Я понимаю режиссера, который придет на репетицию (или на первую беседу — все равно) с картиной пьесы совершенно сложившейся, взросшей в его собственной, одной, его личной {402} душе, самостоятельно, под напором его личного художественного миропонимания, тех художественных пятен, какие он увидал в пьесе, тех тонов — красочных и звуковых, — какие подсказали ему его чувство пьесы, его опыт сценический. Может быть, он знает постановку еще не в деталях, не знает еще, где ему придется видоизменить задуманное под влиянием тех артистов и художников, с которыми ему придется иметь дело, но видоизменить, не отказываясь от общей картины, общего тона, но он хорошо чувствует ту атмосферу пьесы, в какую он вовлечет исполнителей, знает цвет пьесы и ее дикцию.

Это может быть Карпов, который придет ставить Островского, банально, обыденно, но уверенно и убежденно. Художник будет фантазировать для него комнату, и он скажет: это не годится, а вот это хорошо, а вот этого я даже не предвидел, но это блестяще выражает мою художественную мысль. Актер будет играть, и режиссер будет говорить: в этом нет ничего похожего на то, что мне надо, потому-то и потому-то, а вот этот тон, неожиданно для меня, удивительно иллюстрирует мое чувствование пьесы.

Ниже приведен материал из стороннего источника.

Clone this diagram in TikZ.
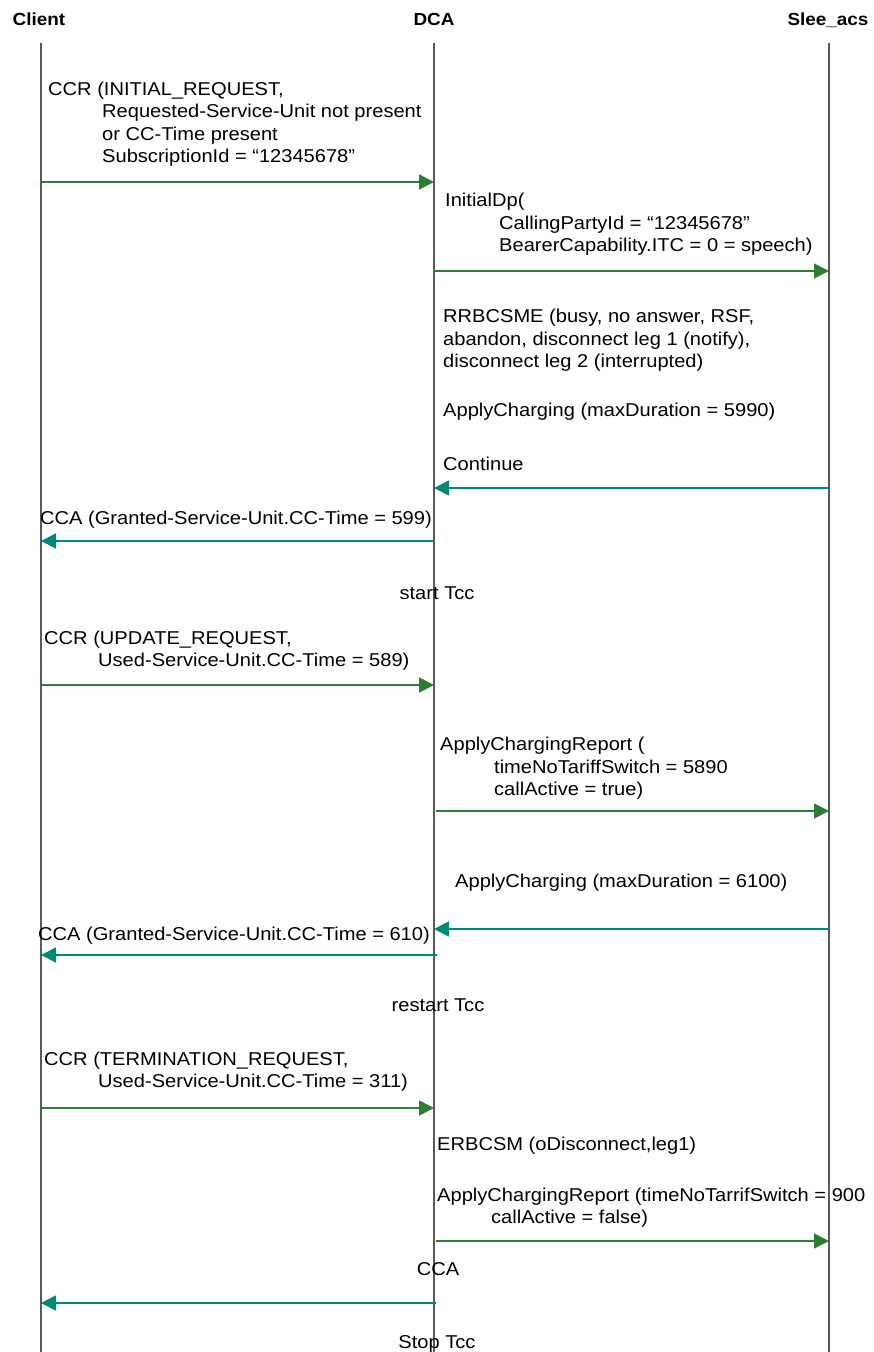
\documentclass[tikz,border=0pt]{standalone}
\usepackage{fontspec}
\setmainfont{Liberation Sans}[FakeStretch=1.08]
\usetikzlibrary{arrows.meta}
\definecolor{reqgreen}{RGB}{44,126,50}
\definecolor{ansteal}{RGB}{0,138,118}
\newcommand\msgfont{\fontsize{18.6}{22.3}\selectfont}
\newcommand\ind{\hspace*{54pt}}

\begin{document}
\begin{tikzpicture}[x=1pt,y=-1pt,
    life/.style={draw=black!65, line width=1.1pt},
    actor/.style={anchor=base, font=\fontsize{17.5}{21}\selectfont\bfseries},
    msg/.style={anchor=base west, align=left, font=\msgfont},
    timer/.style={anchor=base, font=\msgfont},
    req/.style={draw=reqgreen, line width=1.8pt, -{Triangle[length=15pt,width=15pt]}},
    ans/.style={draw=ansteal, line width=1.8pt, -{Triangle[length=15pt,width=15pt]}}]
    \tikzset{every node/.append style={inner sep=0pt}}
    \useasboundingbox (0,0) rectangle (873,1352);
    \node[actor] (client) at (39,25) {Client};
    \node[actor] (dca) at (434,25) {DCA};
    \node[actor] (slee) at (828,25) {Slee\_acs};
    \coordinate (cl) at (41,43);
    \coordinate (dc) at (434,43);
    \coordinate (sl) at (829,43);
    \draw[life] (cl) -- (cl |- 0,1352);
    \draw[life] (dc) -- (dc |- 0,1352);
    \draw[life] (sl) -- (sl |- 0,1352);
    \node[msg] (ccrinit) at (48,162.5) {CCR (INITIAL\_REQUEST,\\
        \ind Requested-Service-Unit not present\\
        \ind or CC-Time present\\
        \ind SubscriptionId = ``12345678''};
    \draw[req] (cl |- 0,182) -- (dc |- 0,182);
    \node[msg] (idp) at (445,251.5) {InitialDp(\\
        \ind CallingPartyId = ``12345678''\\
        \ind BearerCapability.ITC = 0 = speech)};
    \draw[req] (dc |- 0,271) -- (sl |- 0,271);
    \node[msg] (rrb) at (443,367.5) {RRBCSME (busy, no answer, RSF,\\
        abandon, disconnect leg 1 (notify),\\
        disconnect leg 2 (interrupted)};
    \node[msg] (ac1) at (443,416.5) {ApplyCharging (maxDuration = 5990)};
    \node[msg] (cont) at (443,470.5) {Continue};
    \draw[ans] (sl |- 0,488) -- (dc |- 0,488);
    \node[msg] (cca1) at (40,524.5) {CCA (Granted-Service-Unit.CC-Time = 599)};
    \draw[ans] (dc |- 0,541) -- (cl |- 0,541);
    \node[timer] (tstart) at (437,599.5) {start Tcc};
    \node[msg] (ccrupd) at (44,666.5) {CCR (UPDATE\_REQUEST,\\
        \ind Used-Service-Unit.CC-Time = 589)};
    \draw[req] (cl |- 0,685) -- (dc |- 0,685);
    \node[msg] (acr1) at (440,795.5) {ApplyChargingReport (\\
        \ind timeNoTariffSwitch = 5890\\
        \ind callActive = true)};
    \draw[req] ([xshift=2pt]dc |- 0,811) -- (sl |- 0,811);
    \node[msg] (ac2) at (455,887.5) {ApplyCharging (maxDuration = 6100)};
    \draw[ans] (sl |- 0,929) -- (dc |- 0,929);
    \node[msg] (cca2) at (38,940.5) {CCA (Granted-Service-Unit.CC-Time = 610)};
    \draw[ans] ([xshift=3pt]dc |- 0,955) -- (cl |- 0,955);
    \node[timer] (trestart) at (438,1011.5) {restart Tcc};
    \node[msg] (ccrterm) at (44,1087.5) {CCR (TERMINATION\_REQUEST,\\
        \ind Used-Service-Unit.CC-Time = 311)};
    \draw[req] (cl |- 0,1108) -- (dc |- 0,1108);
    \node[msg] (erb) at (437,1150.5) {ERBCSM (oDisconnect,leg1)};
    \node[msg] (acr2) at (437,1223.5) {ApplyChargingReport (timeNoTarrifSwitch = 900\\
        \ind callActive = false)};
    \draw[req] ([xshift=2pt]dc |- 0,1241) -- (sl |- 0,1241);
    \node[timer] (cca3) at (438,1275.5) {CCA};
    \draw[ans] ([xshift=2pt]dc |- 0,1303) -- (cl |- 0,1303);
    \node[timer] (tstop) at (437,1348.5) {Stop Tcc};
\end{tikzpicture}
\end{document}
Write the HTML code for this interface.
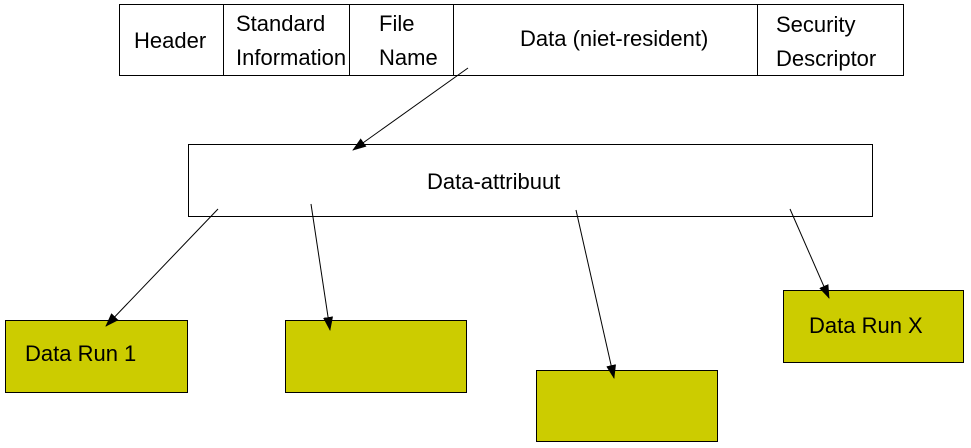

Это буду я с «Когда мы, мертвые, пробуждаемся» или со «Столпами общества». Моя фантазия может оказаться малохудожественной, мой план может быть беден пятнами, мои искания могут быть робки, но я твердо знаю, чего я хочу и чего не хочу. И если меня слушаются, — картина, взросшая в моей душе, из моих жизненных наблюдений и чувств, из моего пережитого и прочувствованного, будет выполнена.

Это будете Вы — скажем, с «Потонувшим колоколом», или с «Ганнеле», или с «Шейлоком», или с «Самоуправцами» и т. п.

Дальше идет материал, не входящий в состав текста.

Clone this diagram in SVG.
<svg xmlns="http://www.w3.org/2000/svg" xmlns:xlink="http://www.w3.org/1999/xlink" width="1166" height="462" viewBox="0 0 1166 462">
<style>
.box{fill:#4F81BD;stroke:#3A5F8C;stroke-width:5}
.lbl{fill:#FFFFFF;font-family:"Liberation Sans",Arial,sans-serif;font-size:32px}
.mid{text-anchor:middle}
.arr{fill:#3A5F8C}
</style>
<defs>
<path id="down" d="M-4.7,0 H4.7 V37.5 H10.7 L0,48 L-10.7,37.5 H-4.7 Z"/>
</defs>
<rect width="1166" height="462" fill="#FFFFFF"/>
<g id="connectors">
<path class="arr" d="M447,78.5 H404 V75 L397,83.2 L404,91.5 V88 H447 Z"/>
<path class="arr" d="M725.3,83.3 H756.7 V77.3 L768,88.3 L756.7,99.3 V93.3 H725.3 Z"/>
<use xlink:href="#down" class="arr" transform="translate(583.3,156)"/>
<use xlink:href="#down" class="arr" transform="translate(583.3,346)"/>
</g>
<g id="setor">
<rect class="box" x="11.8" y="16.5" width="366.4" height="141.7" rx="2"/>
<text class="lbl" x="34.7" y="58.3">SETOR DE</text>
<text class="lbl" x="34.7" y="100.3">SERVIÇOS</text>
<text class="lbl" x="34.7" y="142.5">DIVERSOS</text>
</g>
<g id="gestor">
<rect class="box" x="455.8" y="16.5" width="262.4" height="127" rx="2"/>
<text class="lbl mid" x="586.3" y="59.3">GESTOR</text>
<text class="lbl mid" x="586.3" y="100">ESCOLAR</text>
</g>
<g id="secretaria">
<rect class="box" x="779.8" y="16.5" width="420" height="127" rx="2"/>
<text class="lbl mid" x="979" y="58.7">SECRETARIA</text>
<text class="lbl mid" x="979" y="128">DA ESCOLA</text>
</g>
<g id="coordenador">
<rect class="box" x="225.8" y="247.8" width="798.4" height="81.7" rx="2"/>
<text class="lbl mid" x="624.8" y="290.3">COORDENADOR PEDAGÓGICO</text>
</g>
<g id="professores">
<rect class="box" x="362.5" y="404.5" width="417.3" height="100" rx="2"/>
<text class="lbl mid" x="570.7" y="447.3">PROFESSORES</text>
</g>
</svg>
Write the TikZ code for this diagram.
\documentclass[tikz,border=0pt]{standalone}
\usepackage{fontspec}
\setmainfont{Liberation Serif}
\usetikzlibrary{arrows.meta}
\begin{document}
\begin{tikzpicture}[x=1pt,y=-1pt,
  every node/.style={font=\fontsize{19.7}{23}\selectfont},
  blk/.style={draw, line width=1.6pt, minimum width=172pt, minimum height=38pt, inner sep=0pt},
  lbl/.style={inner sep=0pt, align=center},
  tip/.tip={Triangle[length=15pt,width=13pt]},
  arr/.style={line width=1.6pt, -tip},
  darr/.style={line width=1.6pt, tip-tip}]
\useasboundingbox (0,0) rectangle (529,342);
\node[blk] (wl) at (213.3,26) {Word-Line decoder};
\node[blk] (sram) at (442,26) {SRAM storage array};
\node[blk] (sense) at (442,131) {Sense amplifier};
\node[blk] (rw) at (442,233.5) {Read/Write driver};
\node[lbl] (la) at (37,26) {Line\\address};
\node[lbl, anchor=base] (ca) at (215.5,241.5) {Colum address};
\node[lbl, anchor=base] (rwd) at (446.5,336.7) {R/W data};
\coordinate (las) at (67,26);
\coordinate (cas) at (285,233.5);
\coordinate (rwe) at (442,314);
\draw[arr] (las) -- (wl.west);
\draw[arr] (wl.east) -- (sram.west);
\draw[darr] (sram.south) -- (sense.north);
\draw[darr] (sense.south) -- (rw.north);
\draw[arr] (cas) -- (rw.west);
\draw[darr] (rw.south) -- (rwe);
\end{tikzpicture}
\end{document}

Вы еще не знаете, как выразить силы природы, которыми управляет Генрих, как передать фантасмагорию теней в «Ганнеле», но Вы знаете, какого впечатления добиваетесь, — не знаете еще, что за костюмы эпохи «Самоуправцев», но чувствуете их и чувствуете не в 70-х годах XVIII века, а в самом конце века.

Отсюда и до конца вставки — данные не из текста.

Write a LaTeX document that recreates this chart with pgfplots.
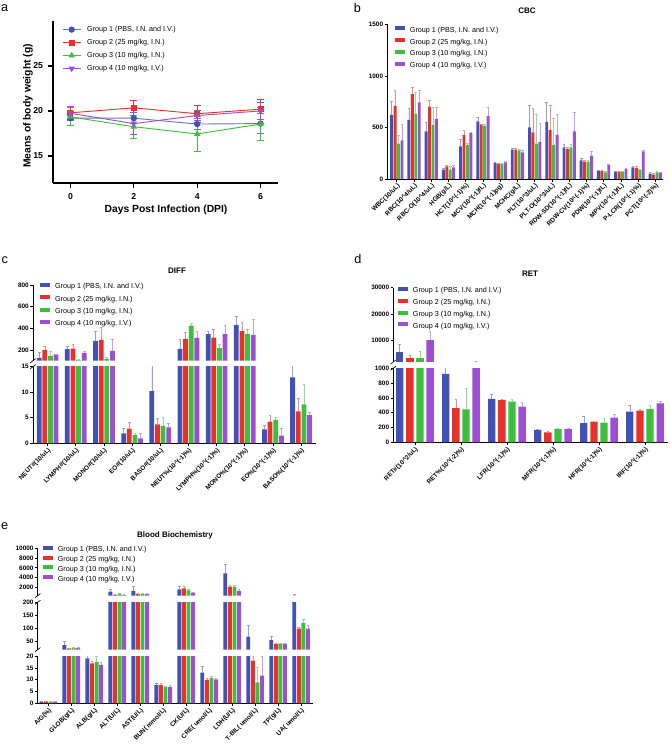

Во всех этих случаях у режиссера есть самое важное качество для успеха дела — уверенность в тоне, единодушие. Один — талантливее, умнее, вдохновеннее, находчивее, другой — {403} меньше. От этой разницы будет и разница в художественной значительности результатов.

Может явиться и совершеннейший новатор с таким же тоном убежденности. Режиссер, у которого все пятна новы и которому чутье подсказывает и новые приемы с актерами, декораторами и бутафорами. Это были Вы с четвертой стеной[946], с паузами, с большой ролью звуков на сцене и т. д. Это был тот кто-то, который поставил «Чайку», кто образовался из странного слияния меня и Вас, когда один (я) чувствовал атмосферу пьесы и ее дикцию, а другой (Вы) угадал инсценировку ее. Я в своей области, Вы в своей — были убежденными носителями определенной художественной идеи.

Я понимаю и режиссера совсем другого склада. Которого пьеса захватила неожиданными красотами столкновений, характеров, поэтически жизненных сцен, страстей, но который сначала развел руками и говорит: «совершенно не знаю, как ставить эту пьесу; те приемы, какими я до сих пор пользовался, кажется, здесь не годятся». Может быть, он и ошибается, может быть, нужны те же приемы, более утонченные и усовершенствованные, но, любя новизну, остывая ко всему раз испробованному, он думает, что здесь все должно быть ново и неизведанно и что поэтому и браться за эту пьесу нужно иначе. Может быть, он ошибается, вернее даже, что он ошибается, но он не уверен, и этого достаточно, чтобы считаться с этим. Как быть в таком случае? Для меня ответ совершенно ясен. Надо вжиться в саму пьесу, говорить о ней направо и налево, со всеми, кто хоть в какой-либо мере может быть полезен, с художниками, с актерами, с критиками, — стало быть, надо вдвое, втрое больше общих, художественных бесед, чем в предыдущие разы, отнюдь не зарываясь в детали, которые могут засушить чувство; надо смотреть десятки, сотни, тысячи картин и гравюр — пока в душе режиссера не начнут шевелиться какие-то образы, пятна, краски, звуки, отзывающиеся на эту пьесу и ему, режиссеру, как художнику присущие. Если эти зашевелившиеся образы еще не создают ему всей картины постановки, ее общего тона, то они дадут ему какие-то отдельные куски. И хорошо, если он их попробует на сцене. Например, Вы увидели ярмарку в тенях и палатках, {404} и Вы ее пробуете[947]. Вы говорите Вашим сотрудникам: приготовьте мне то-то, дайте мне 20 человек; этим 20 человекам Вы говорите: подвигайтесь так-то и так-то, осветите мне сцену так-то… И т. д. Вы осуществляете образы, уже носящиеся в Вашей душе. Явился у Вас образ, который кажется Вам исполнимым, инженера Брэде на козлиных ножках, обросшего шерстью, в лице Качалова. Вы зовете Качалова и говорите ему: вот моя мысль, вот вам сцена и три дня времени, — изобразите мне это. Вышло — хорошо, не вышло — не беда; я убедился, что это не выйдет[948].

Ничего особенного, нового в этой работе нет, ничего нового для нашего театра, семь лет беспрерывно трудящегося над всякими приемами. Это только еще шаг вперед в смысле освобождения режиссера от обязательства прийти на первую репетицию с готовым планом.

Но суть в том, что я выше подчеркиваю: режиссер делает пробы того, что он уже почувствовал, пробует инсценировать образы, уже вставшие в его воображении.

Ни один из нашей труппы не скажет ни слова против того, что я пишу и что я чуть не в тех же выражениях говорил на этой злосчастной беседе.